------ Given information ------

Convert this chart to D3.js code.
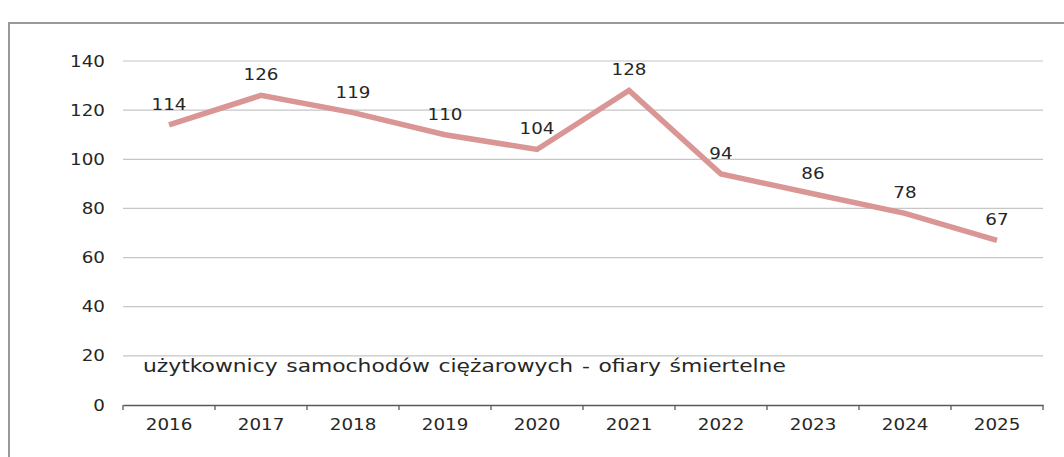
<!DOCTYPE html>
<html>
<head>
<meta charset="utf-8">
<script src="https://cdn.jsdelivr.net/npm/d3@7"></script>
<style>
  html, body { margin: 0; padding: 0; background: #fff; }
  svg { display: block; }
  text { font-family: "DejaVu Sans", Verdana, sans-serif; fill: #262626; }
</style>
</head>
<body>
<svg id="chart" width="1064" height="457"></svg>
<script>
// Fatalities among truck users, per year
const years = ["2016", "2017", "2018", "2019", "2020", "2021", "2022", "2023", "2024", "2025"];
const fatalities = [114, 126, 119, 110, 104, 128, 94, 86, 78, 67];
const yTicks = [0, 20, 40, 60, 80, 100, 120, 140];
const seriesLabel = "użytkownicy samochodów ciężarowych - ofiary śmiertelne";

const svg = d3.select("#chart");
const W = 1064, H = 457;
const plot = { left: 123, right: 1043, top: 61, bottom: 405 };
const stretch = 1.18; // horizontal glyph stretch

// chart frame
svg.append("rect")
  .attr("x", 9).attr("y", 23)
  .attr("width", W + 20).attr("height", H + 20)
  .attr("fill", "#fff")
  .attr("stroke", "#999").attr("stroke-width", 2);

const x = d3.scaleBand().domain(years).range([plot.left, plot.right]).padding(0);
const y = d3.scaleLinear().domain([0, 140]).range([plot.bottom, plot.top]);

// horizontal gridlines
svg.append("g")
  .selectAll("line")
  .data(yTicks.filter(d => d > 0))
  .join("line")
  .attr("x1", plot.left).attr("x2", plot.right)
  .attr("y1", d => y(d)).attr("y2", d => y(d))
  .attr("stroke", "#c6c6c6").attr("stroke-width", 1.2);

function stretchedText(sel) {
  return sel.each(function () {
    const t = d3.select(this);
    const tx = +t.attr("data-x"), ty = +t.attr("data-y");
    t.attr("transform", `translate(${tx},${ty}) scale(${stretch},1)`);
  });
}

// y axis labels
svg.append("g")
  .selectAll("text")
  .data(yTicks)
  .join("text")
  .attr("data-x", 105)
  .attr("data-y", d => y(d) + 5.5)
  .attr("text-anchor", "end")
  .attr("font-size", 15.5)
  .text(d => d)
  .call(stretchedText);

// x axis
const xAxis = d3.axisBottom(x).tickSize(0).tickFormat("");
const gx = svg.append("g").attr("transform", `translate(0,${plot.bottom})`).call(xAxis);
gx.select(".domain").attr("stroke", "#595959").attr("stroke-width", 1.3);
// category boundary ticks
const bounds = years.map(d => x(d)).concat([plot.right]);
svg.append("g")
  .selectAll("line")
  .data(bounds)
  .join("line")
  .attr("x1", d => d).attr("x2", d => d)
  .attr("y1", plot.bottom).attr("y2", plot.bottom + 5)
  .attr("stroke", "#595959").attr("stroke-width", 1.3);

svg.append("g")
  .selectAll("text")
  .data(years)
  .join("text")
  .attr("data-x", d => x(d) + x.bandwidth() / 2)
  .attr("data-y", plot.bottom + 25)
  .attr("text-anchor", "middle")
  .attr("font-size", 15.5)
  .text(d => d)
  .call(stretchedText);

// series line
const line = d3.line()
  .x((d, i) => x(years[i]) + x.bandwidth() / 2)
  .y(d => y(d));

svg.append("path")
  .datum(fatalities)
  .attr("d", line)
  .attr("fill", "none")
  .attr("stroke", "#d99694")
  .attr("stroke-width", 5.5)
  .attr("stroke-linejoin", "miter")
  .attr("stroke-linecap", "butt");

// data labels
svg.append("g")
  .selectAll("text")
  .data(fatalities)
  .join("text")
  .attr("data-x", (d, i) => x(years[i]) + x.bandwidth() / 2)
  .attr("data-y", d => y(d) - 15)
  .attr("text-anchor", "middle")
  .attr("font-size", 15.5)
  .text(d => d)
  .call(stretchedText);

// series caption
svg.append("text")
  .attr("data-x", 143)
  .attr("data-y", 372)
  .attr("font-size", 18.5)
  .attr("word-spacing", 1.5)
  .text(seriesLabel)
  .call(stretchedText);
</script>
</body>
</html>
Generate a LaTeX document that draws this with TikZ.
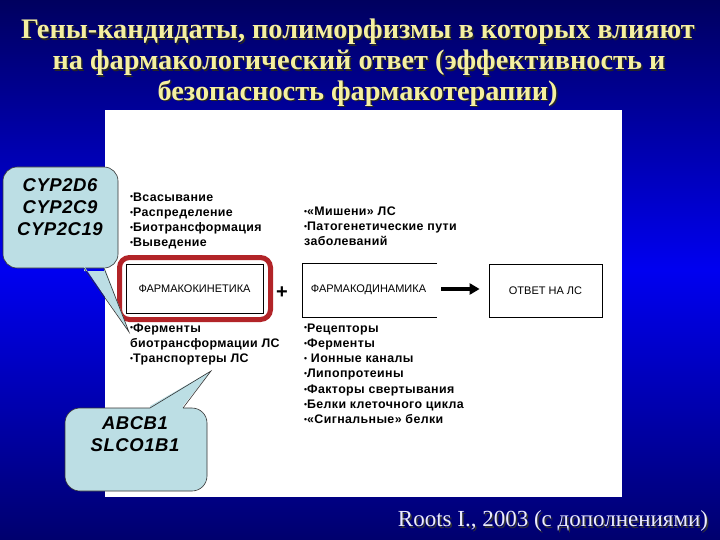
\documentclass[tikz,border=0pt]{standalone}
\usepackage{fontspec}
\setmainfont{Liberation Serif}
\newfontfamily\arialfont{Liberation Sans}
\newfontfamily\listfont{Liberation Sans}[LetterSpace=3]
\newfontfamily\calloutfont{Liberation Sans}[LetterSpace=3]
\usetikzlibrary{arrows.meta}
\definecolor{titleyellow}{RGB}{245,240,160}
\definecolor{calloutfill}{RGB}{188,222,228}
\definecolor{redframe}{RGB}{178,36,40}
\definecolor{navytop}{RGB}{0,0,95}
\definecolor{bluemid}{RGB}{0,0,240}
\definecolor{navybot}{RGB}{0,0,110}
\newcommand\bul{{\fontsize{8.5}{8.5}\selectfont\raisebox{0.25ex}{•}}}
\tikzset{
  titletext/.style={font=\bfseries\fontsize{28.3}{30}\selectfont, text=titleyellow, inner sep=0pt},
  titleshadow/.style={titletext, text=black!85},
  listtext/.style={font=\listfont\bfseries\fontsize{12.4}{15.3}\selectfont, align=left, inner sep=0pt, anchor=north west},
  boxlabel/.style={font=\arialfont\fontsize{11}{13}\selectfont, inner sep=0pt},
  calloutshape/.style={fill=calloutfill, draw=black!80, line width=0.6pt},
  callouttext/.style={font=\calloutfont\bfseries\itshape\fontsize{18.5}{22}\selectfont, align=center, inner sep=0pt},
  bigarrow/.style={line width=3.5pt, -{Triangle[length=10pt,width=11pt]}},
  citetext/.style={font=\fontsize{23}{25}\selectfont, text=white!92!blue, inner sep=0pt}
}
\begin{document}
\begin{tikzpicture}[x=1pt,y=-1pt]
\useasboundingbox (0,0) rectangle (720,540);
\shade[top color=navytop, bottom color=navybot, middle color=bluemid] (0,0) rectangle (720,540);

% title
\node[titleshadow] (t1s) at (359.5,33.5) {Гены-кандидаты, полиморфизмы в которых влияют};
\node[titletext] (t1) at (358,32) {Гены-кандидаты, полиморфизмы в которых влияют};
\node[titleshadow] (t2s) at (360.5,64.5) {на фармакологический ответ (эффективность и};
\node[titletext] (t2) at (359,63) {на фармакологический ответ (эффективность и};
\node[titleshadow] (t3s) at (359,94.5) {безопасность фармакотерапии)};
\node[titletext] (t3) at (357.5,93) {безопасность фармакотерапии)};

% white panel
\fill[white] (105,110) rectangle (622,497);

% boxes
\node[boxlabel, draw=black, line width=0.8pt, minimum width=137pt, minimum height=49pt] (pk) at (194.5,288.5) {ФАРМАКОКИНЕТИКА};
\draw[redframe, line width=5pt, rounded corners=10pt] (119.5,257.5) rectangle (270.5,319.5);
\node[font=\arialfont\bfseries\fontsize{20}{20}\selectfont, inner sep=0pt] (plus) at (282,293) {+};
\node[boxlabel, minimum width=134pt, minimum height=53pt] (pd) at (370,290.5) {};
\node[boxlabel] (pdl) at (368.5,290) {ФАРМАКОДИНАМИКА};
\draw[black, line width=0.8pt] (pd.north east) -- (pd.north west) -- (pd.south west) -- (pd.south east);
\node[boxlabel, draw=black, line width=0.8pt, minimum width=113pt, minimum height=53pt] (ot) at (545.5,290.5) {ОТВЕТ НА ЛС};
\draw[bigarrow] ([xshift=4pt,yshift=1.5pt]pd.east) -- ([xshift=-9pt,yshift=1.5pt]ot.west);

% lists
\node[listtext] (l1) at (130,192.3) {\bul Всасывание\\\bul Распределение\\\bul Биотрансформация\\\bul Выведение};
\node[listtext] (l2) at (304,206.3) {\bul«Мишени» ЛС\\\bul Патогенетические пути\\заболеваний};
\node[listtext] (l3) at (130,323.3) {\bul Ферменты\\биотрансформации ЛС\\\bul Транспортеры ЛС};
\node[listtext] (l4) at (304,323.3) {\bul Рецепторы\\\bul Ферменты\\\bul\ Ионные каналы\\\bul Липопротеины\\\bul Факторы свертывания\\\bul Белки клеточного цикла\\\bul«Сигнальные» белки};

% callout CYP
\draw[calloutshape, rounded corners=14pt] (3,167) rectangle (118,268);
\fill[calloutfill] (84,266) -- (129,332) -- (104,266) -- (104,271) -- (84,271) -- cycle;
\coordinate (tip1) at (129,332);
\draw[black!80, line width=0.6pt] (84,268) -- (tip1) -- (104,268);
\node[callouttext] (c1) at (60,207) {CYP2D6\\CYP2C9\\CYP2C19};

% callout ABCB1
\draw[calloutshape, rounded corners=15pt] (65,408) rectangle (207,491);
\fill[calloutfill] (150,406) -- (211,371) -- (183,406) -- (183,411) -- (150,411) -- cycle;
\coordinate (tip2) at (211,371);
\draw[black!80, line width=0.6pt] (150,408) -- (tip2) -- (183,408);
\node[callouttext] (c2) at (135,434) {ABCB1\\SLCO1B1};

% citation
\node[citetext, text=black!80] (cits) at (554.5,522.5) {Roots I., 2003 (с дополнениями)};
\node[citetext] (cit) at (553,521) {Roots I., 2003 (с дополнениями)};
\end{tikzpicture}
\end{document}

------

Task requirements:
In the records above, how many lines contain the string "this"? State that number only.

Written reply:
3